Question

How long does it take for reactant concentration to decrease from $4\times {10}^{-4}mol{L}^{-1}$ to $2\times {10}^{-4}mol{L}^{-1}$ in a zero order reaction.
$\text{Rate constant of the reaction,}k=5\times {10}^{-8}mol{L}^{-1}{s}^{-1}$

• A. $7500s$
• B. $2500s$
• C. $4000s$
• D. $5000s$

Answer 1

The correct option is C $4000s$

Let us consider a zero order reaction:

$A\to B$
Rate Law for Zero Order Reaction is given as:
$\text{Rate,}R=k[A{]}^0$
$-\frac{d\left[A\right]}{dt}=k[A{]}^0$
$-\frac{d\left[A\right]}{dt}=k\times 1$
$-d\left[A\right]=kdt$
Taking limit on both side
$-\underset{[a{]}_0}{\overset{[A{]}_t}{\int }}d\left[A\right]=k\underset{0}{\overset{t}{\int }}dt$

when,
$time=0,A=[A{]}_o$
$time=t,A=[A{]}_t$

$-[A{]}_{[A{]}_o}^{[A{]}_t}=K[t{]}_0^t$

$[A{]}_0-[A{]}_t=kt$

$[A{]}_t=[A{]}_0-kt.......eqn\left(1\right)$
where $[A{]}_0$ is the initial concentration of Reactant A.

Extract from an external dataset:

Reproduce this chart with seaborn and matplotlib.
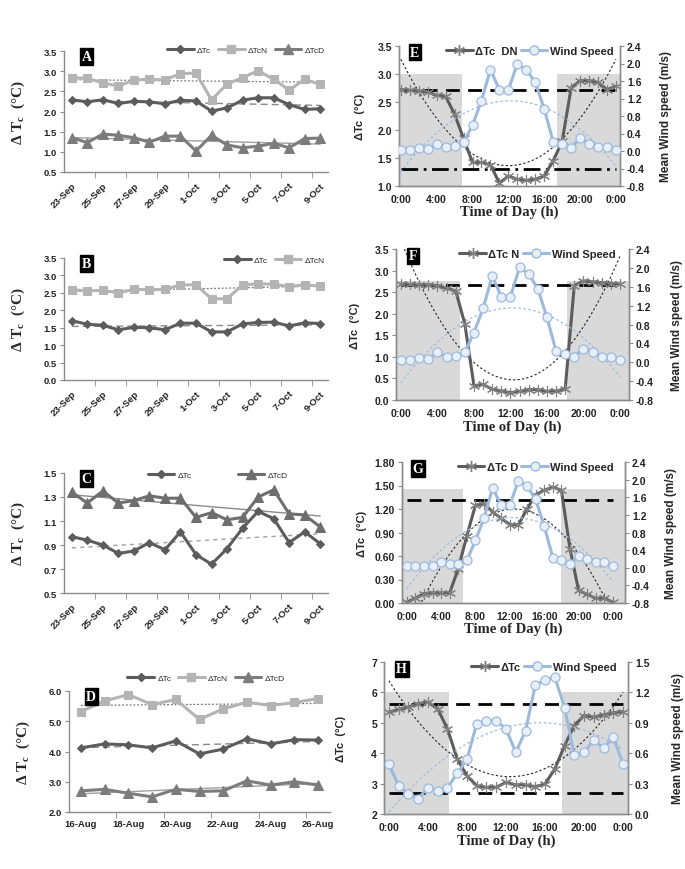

$K=\frac{[A{]}_0-[A{]}_t}{t}$

$t=\frac{A_0-A_t}{k}$

$t=\frac{(4\times {10}^{-4})-(2\times {10}^{-4})}{5\times {10}^{-8}}$

$\text{Time,}t=4000s$

Note:
Rate constant $k$ for any reaction depends on temperature only and not on concentration.